REQUIRED TASK. Locate every line below that contains the word "matplotlib" and copy it.

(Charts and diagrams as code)
============

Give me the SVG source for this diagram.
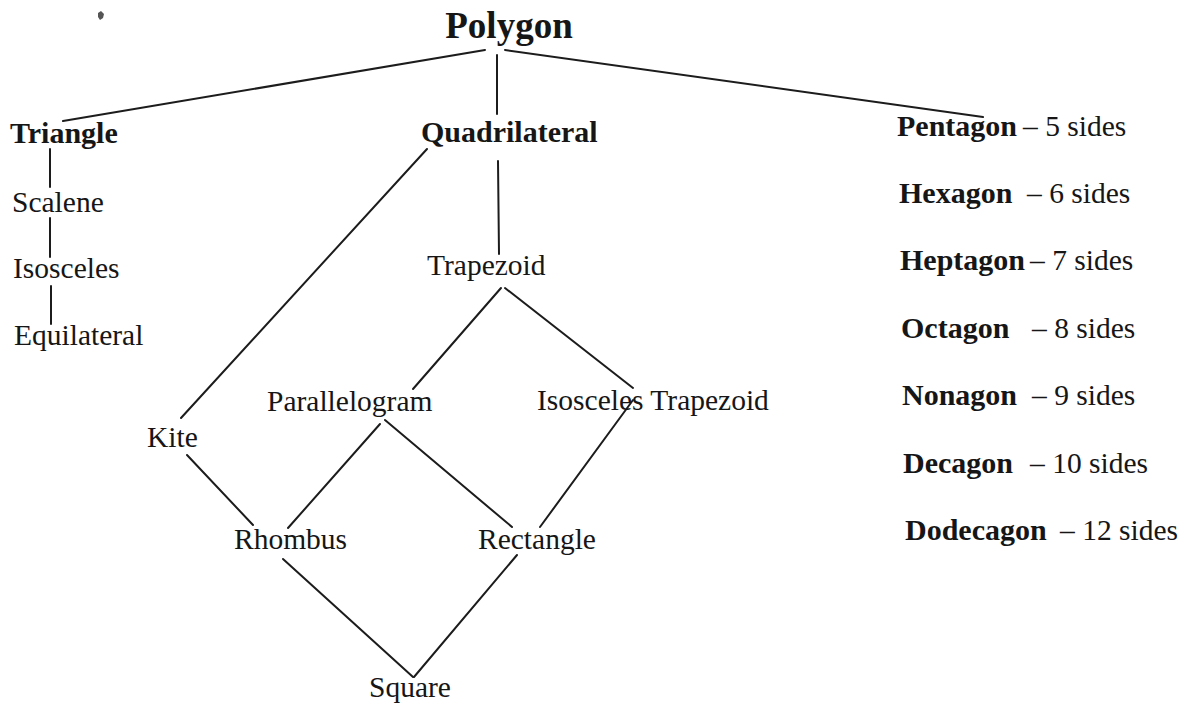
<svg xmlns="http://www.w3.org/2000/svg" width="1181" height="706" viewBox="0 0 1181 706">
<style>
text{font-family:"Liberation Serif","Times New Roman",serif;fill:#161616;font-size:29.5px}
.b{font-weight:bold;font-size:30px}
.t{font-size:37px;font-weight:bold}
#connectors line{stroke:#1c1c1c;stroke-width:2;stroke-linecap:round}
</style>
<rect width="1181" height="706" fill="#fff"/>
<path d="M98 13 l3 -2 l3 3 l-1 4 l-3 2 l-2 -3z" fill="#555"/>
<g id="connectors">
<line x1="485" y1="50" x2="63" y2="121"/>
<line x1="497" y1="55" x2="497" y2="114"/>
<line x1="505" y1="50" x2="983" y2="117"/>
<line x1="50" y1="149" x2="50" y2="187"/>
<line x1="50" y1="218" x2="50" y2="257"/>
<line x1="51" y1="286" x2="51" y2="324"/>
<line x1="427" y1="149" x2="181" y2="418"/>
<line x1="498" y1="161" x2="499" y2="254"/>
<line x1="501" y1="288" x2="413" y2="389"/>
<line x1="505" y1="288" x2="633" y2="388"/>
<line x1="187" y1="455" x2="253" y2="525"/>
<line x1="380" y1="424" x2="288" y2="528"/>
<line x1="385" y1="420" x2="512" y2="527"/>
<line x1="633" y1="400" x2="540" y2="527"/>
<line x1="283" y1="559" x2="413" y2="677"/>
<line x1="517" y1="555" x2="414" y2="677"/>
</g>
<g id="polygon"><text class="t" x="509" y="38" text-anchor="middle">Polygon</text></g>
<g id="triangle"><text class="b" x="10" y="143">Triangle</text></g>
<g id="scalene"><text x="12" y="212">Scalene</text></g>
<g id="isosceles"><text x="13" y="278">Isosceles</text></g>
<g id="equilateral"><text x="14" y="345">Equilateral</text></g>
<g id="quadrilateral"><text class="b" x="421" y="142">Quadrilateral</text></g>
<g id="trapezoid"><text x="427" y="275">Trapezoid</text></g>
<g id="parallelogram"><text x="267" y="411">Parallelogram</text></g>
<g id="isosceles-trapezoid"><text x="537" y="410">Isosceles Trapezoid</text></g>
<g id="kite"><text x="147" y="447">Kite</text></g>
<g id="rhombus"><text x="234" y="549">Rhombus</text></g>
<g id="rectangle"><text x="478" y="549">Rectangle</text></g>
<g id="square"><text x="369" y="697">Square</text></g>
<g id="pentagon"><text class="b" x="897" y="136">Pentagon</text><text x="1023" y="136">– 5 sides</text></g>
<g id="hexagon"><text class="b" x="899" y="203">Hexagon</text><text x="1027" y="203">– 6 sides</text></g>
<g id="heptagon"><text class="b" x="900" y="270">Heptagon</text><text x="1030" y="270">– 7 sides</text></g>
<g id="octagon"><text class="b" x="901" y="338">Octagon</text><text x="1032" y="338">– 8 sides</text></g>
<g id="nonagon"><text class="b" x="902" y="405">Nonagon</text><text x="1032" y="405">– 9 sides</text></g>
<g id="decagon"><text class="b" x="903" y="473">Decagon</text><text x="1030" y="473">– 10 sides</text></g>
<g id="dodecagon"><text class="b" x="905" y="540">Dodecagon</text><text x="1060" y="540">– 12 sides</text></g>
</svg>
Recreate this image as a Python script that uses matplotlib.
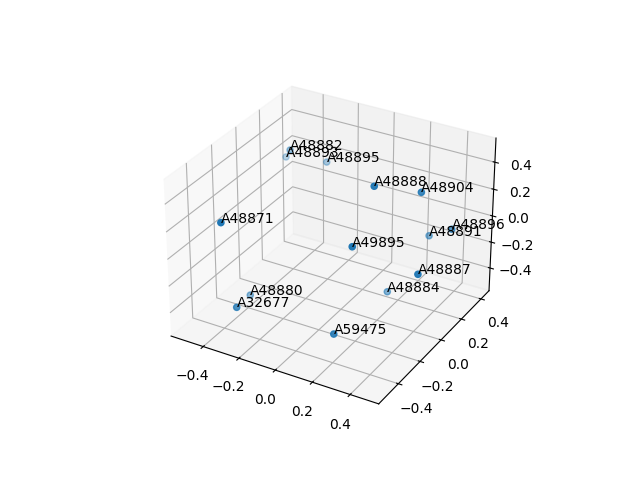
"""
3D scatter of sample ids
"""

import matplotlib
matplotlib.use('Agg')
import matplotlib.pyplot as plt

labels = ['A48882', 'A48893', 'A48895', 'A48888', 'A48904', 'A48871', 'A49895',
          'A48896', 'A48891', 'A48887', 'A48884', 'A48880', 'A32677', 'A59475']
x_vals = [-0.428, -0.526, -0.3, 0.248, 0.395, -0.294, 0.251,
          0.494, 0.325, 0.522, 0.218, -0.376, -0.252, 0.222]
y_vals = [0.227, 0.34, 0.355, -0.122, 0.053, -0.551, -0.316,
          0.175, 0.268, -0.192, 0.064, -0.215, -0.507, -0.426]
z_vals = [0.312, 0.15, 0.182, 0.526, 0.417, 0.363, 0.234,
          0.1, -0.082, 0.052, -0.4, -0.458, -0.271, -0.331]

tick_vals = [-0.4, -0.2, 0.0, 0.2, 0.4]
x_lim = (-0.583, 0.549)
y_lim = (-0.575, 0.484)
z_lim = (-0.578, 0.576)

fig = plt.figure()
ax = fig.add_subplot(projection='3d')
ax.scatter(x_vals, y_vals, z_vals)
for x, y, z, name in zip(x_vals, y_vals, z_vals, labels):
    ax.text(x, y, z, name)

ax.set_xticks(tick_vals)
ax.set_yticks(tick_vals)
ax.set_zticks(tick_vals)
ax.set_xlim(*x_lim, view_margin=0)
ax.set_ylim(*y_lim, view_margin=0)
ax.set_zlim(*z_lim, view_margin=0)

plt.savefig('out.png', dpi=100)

============

EXPECTED ANSWER.
Recreate this image as a Python script that uses matplotlib.
import matplotlib
matplotlib.use('Agg')
import matplotlib.pyplot as plt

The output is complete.